As much as I’m glued to YouTube watching the world unravel, I’m still a movie buff. In the past few weeks I saw three.
On Christmas, I saw Star Wars: Rise of Skywalker. On New Year’s Eve, I saw The Operative. Today I saw Ford vs. Ferrari.
Short non-spoiler reviews
Star Wars. Generally thumbs up. Lots of fan service and a good send off for a movie series that has been part of my world view for most of my life. I saw it in 3D 4DX, which helped me ignore the plot holes and ridiculous writing.
The Operative. Hand waggle. I wanted to like this movie. Martin Freeman is in it. A female Mossad operative in Tehran. The movie has lots of good parts that simply don’t hang together well.
Ford vs. Ferrari. Generally thumbs up. I miss driving. I miss amazing cars. This movie should have been about a passion for something that deep in your soul you have to do, instead it was about a race and spirit-crushing corporations.
Longer reviews (mild spoilers)
Star Wars: Rise of Skywalker
Seeing this movie in 3D 4DX means that I felt like I was *in* the movie. Things are coming at me (3D) and my seat moves like a roller coaster, wind blows through my hair, I’m sprayed with water, and then during fight scenes, my seat turns into a massage chair and I’m (gently) bonked in the back in time to the fight scenes (4DX). I literally held on to my seat for two hours. BEST TIME EVER!

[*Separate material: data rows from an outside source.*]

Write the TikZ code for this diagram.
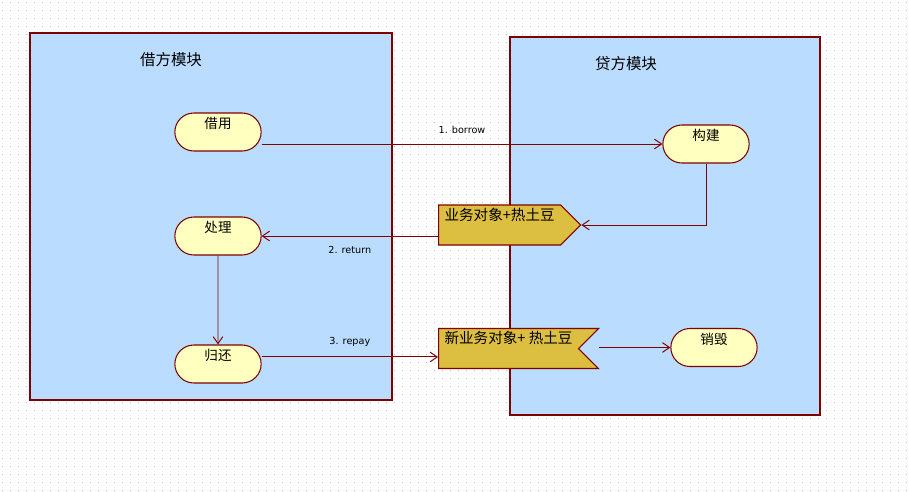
\documentclass[tikz,border=0pt]{standalone}
\usepackage{fontspec}
\newfontfamily\cjk{Noto Sans CJK SC}
\newfontfamily\lblfont{DejaVu Sans}
\usetikzlibrary{shapes.misc,shapes.symbols,arrows.meta}
\definecolor{edgered}{HTML}{800000}
\definecolor{moduleblue}{HTML}{BADCFE}
\definecolor{stateyellow}{HTML}{FFFFC0}
\definecolor{tokengold}{HTML}{DCBE41}
\definecolor{dotgray}{HTML}{C4C4C4}

\begin{document}
\begin{tikzpicture}[x=0.02cm,y=-0.02cm,
  module/.style={fill=moduleblue, draw=edgered, line width=0.6pt},
  title/.style={font=\cjk\fontsize{8.8pt}{10pt}\selectfont},
  state/.style={rounded rectangle, draw=edgered, fill=stateyellow, line width=0.6pt,
    minimum width=1.96cm, minimum height=0.76cm, inner ysep=1pt,
    text height=6pt, text depth=9.7pt, font=\cjk\fontsize{7.7pt}{9pt}\selectfont},
  token/.style={signal, draw=edgered, fill=tokengold, line width=0.6pt,
    minimum height=0.8cm, inner xsep=3.4pt, inner ysep=1pt,
    text height=6pt, text depth=11.6pt, font=\cjk\fontsize{8.3pt}{9pt}\selectfont},
  flow/.style={draw=edgered, line width=0.55pt, -{Straight Barb[length=4pt,width=5.5pt]}},
  lbl/.style={font=\lblfont\fontsize{5.5pt}{6pt}\selectfont, inner sep=1pt}]
\useasboundingbox (0,0) rectangle (909,491);
\fill[white] (0,0) rectangle (909,491);
\foreach \j in {0,...,61}{
  \fill[dotgray] \foreach \i in {0,...,113}{(2+8*\i,2+8*\j) rectangle ++(1,1)};
}

\draw[module] (30,33) rectangle (392,400);
\draw[module] (510,37) rectangle (820,415);
\node[title] (debit) at (171,60) {借方模块};
\node[title] (credit) at (626,64) {贷方模块};

\node[state] (borrow) at (218,132) {借用};
\node[state] (handle) at (218,236) {处理};
\node[state] (giveback) at (218,364) {归还};
\node[state] (build) at (706,144) {构建};
\node[state] (destroy) at (714,347.5) {销毁};

\node[token, signal to=east, anchor=west] (potato) at (438,225) {业务对象+热土豆};
\node[token, signal to=nowhere, signal from=east, anchor=west] (newpotato) at (438,348.5) {新业务对象+ 热土豆};

\draw[flow] (borrow.east |- build.west) -- node[lbl, above=4.5pt] (lblborrow) {1. borrow} (build.west);
\draw[flow] (build.south) |- (potato.east);
\draw[flow] (potato.west |- handle.east) -- node[lbl, below=4.5pt] (lblreturn) {2. return} (handle.east);
\draw[flow] (handle) -- (giveback);
\draw[flow] ([yshift=4pt]giveback.east) -- node[lbl, above=4.5pt] (lblrepay) {3. repay} ([yshift=4pt]giveback.east -| newpotato.west);
\draw[flow] ([xshift=0.4cm]newpotato.east |- destroy.west) -- (destroy.west);
\end{tikzpicture}
\end{document}
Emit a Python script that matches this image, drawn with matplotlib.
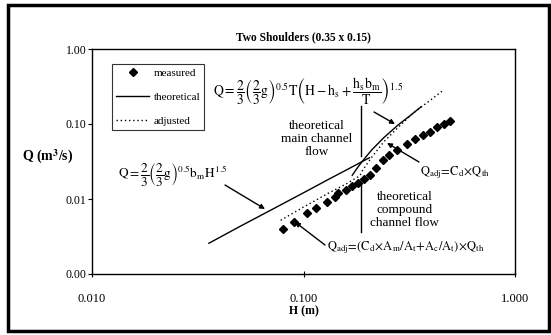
import matplotlib
matplotlib.use("Agg")
import matplotlib.pyplot as plt
from matplotlib.patches import Rectangle
from matplotlib.ticker import FixedLocator, FixedFormatter

plt.rcParams['font.family'] = 'Liberation Serif'
plt.rcParams['mathtext.fontset'] = 'stix'

# --- данные ---
measured_H = [0.080, 0.090, 0.104, 0.115, 0.129, 0.141, 0.146, 0.159, 0.170, 0.181,
              0.193, 0.206, 0.220, 0.238, 0.254, 0.277, 0.309, 0.337, 0.367, 0.396,
              0.428, 0.462, 0.493]
measured_Q = [0.0040, 0.0049, 0.0065, 0.0076, 0.0091, 0.0106, 0.0120, 0.0132, 0.0149, 0.0163,
              0.0185, 0.0209, 0.0259, 0.0331, 0.0386, 0.0450, 0.0541, 0.0631, 0.0714, 0.0782,
              0.0912, 0.100, 0.110]

theory_comp_H = [0.0357, 0.05, 0.07, 0.10, 0.13, 0.16, 0.188, 0.205]
theory_comp_Q = [0.00257, 0.0043, 0.0071, 0.0121, 0.0180, 0.0245, 0.0312, 0.0355]

theory_main_H = [0.170, 0.180, 0.190, 0.210, 0.240, 0.280, 0.320, 0.360]
theory_main_Q = [0.0207, 0.0262, 0.0320, 0.0450, 0.0660, 0.0970, 0.1300, 0.1700]

adjusted_H = [0.078, 0.100, 0.130, 0.160, 0.185, 0.190, 0.210, 0.240, 0.280, 0.330, 0.400, 0.460]
adjusted_Q = [0.0052, 0.0078, 0.0118, 0.0160, 0.0205, 0.0240, 0.0360, 0.0580, 0.0900, 0.1400, 0.2100, 0.2850]

x_ticks = [0.01, 0.1, 1.0]
x_labels = ['0.010', '0.100', '1.000']
y_ticks = [0.001, 0.01, 0.1, 1.0]
y_labels = ['0.00', '0.01', '0.10', '1.00']

h_split = 0.186                      # граница русла
split_upper = [0.172, 0.038]
split_lower = [0.0163, 0.0036]

W, H = 551, 335
fig = plt.figure(figsize=(W / 100, H / 100), dpi=100)
ax = fig.add_axes([92 / W, 1 - 274 / H, 423 / W, 225 / H])


def fpx(x, y):
    # пиксели от левого верхнего угла -> доли рисунка
    return x / W, 1 - y / H


ax.plot(measured_H, measured_Q, linestyle='none', marker='D', markersize=3.8,
        color='black', label='measured')
ax.plot(theory_comp_H, theory_comp_Q, color='black', lw=1.0, label='theoretical')
ax.plot(theory_main_H, theory_main_Q, color='black', lw=1.0)
ax.plot(adjusted_H, adjusted_Q, color='black', lw=1.0, linestyle=(0, (1, 2)), label='adjusted')

ax.set_xscale('log')
ax.set_yscale('log')
ax.set_xlim(0.01, 1.0)
ax.set_ylim(0.001, 1.0)
ax.xaxis.set_major_locator(FixedLocator(x_ticks))
ax.xaxis.set_major_formatter(FixedFormatter(x_labels))
ax.yaxis.set_major_locator(FixedLocator(y_ticks))
ax.yaxis.set_major_formatter(FixedFormatter(y_labels))
ax.xaxis.set_minor_locator(FixedLocator([]))
ax.yaxis.set_minor_locator(FixedLocator([]))
ax.tick_params(axis='x', direction='inout', length=4, pad=12, labelsize=9)
ax.tick_params(axis='y', direction='out', length=3, pad=1, labelsize=8.5)
for s in ax.spines.values():
    s.set_linewidth(1.0)

ax.set_title('Two Shoulders (0.35 x 0.15)', fontsize=8.3, fontweight='bold', pad=6)
ax.set_xlabel('H (m)', fontsize=8.5, fontweight='bold', labelpad=0)
fig.text(*fpx(48, 157), r'Q (m$^\mathbf{3}$/s)', fontsize=10, fontweight='bold',
         ha='center', va='center')

leg = ax.legend(loc='upper left', bbox_to_anchor=(20 / 423, 1 - 15 / 225), fontsize=8,
                frameon=True, fancybox=False, edgecolor='black', borderpad=0.35,
                labelspacing=1.3, handlelength=3.0, handletextpad=0.4, borderaxespad=0)
leg.get_frame().set_linewidth(0.8)

# вертикальная черта между режимами
ax.plot([h_split, h_split], split_upper, color='black', lw=1.0)
ax.plot([h_split, h_split], split_lower, color='black', lw=1.0)

fig.text(*fpx(317, 139), 'theoretical\nmain channel\nflow', fontsize=9.5, ha='center',
         va='center', linespacing=1.15)
fig.text(*fpx(405, 210), 'theoretical\ncompound\nchannel flow', fontsize=9.5, ha='center',
         va='center', linespacing=1.15)

fig.text(*fpx(213, 91),
         r'$\mathrm{Q=\dfrac{2}{3}\left(\dfrac{2}{3}g\right)^{0.5}T\left(H-h_s+\dfrac{h_s b_m}{T}\right)^{1.5}}$',
         fontsize=9.8, ha='left', va='center')
fig.text(*fpx(118, 175), r'$\mathrm{Q=\dfrac{2}{3}\left(\dfrac{2}{3}g\right)^{0.5}b_m H^{1.5}}$',
         fontsize=9.5, ha='left', va='center')
fig.text(*fpx(420, 173), r'$\mathrm{Q_{adj}\!=\!C_d\!\times\!Q_{th}}$', fontsize=9,
         ha='left', va='center')
fig.text(*fpx(327, 248), r'$\mathrm{Q_{adj}\!=\!(C_d\!\times\!A_m/A_t\!+\!A_c/A_t)\!\times\!Q_{th}}$',
         fontsize=9, ha='left', va='center')

arrow = dict(arrowstyle='-|>', color='black', lw=1.0, mutation_scale=7, shrinkA=0, shrinkB=0)
for tail, head in [((225, 185), (265, 209)), ((374, 112), (395, 124)),
                   ((419, 162), (387, 143)), ((325, 245), (295, 222))]:
    ax.annotate('', xy=fpx(*head), xycoords='figure fraction',
                xytext=fpx(*tail), textcoords='figure fraction', arrowprops=arrow)

# рамка вокруг всего рисунка
fig.patches.append(Rectangle((8 / W, 4 / H), 541 / W, 326 / H, transform=fig.transFigure,
                             fill=False, edgecolor='black', linewidth=2.5))

fig.savefig('out.png', dpi=100)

It was enough to distract from the poor writing (Stormtroopers using jetpacks. C3PO: They fly now! Finn: They fly now? Poe: They fly now.). But even with all the distractions, I was quite disappointed in Kylo Ren’s redemption arc (because it wasn’t believable, not because it didn’t have a Hollywood ending) and ambivalent about Rey’s lineage and ultimate rejection of said lineage.
We get to say goodbye to the original characters and the story that brought them to the screen. It’s the end of an era and I’m glad I was part of the story all along the way.
The Operative
Based on a novel written by a Mossad officer (The English Teacher), directed by an Israeli, and featuring Israeli actors, there was a lot that I wanted to like. I had to suspend a lot of disbelief starting with a British citizen as a Mossad handler who doesn’t speak Hebrew, but understands to a level that he can be in briefings. (Story of my life in Israel, but I’m not in the Mossad!) And a non-Israeli female operative is sent alone into a deep cover mission in Tehran and she speaks no Farsi (Persian)?
There’s a weirdly pointless mission in Turkey and all I thought was: “Am I supposed to believe that this Mossad operative has had no weapons training and no close quarters fight training and they still sent her alone to meet with Muslim men in the middle of a desolate desert in eastern Turkey?”
And then it just ends. My mouth dropped open because I was so shocked that it just suddenly ended. I felt like a reel was missing.
Ford vs Ferrari (in the UK Le Mans ’66)
The movie stays true to history and if it had stuck to the passion, it would have been a better movie. I felt like studio execs read the original script and decided they needed a strong woman and a family life (Ken’s wife and son) so women would go see the film and they needed a villain (Leo Beebe and the corporate line) so that there would be “tension.” Whatever. The parts of the movie that work are the relationship between Ken Miles and Carroll Shelby and the blinding passion they have for cars, speed, and beating their own best record.
Matt Damon and Christian Bale are fantastic actors – honestly, I would watch them in anything – and they are the heart and soul of the film. I liked seeing Lee Iacocca struggle against the ordinariness of the Ford Corporation, but seeing these passionate guys go up against Big Business shouldn’t have been what the movie was about.
I’m glad it wasn’t about good old America and Ford sticking it to the Italians and Ferrari. There’s a moment when Enzo Ferrari tips his hat to Ken Miles. We understand that the moment is about the love of the perfect lap in the perfect car at the best speed possible (so far). Ford is just in it for the optics of winning. It’s in these moments that the movie really works.
For me, I love classic cars and there are some real beauties in this film. My favorite moments were when the engine would rev at 7,000 or 8,000 rpms and Ken would shift into higher gear and just fly. In real life, those are the moments we live for.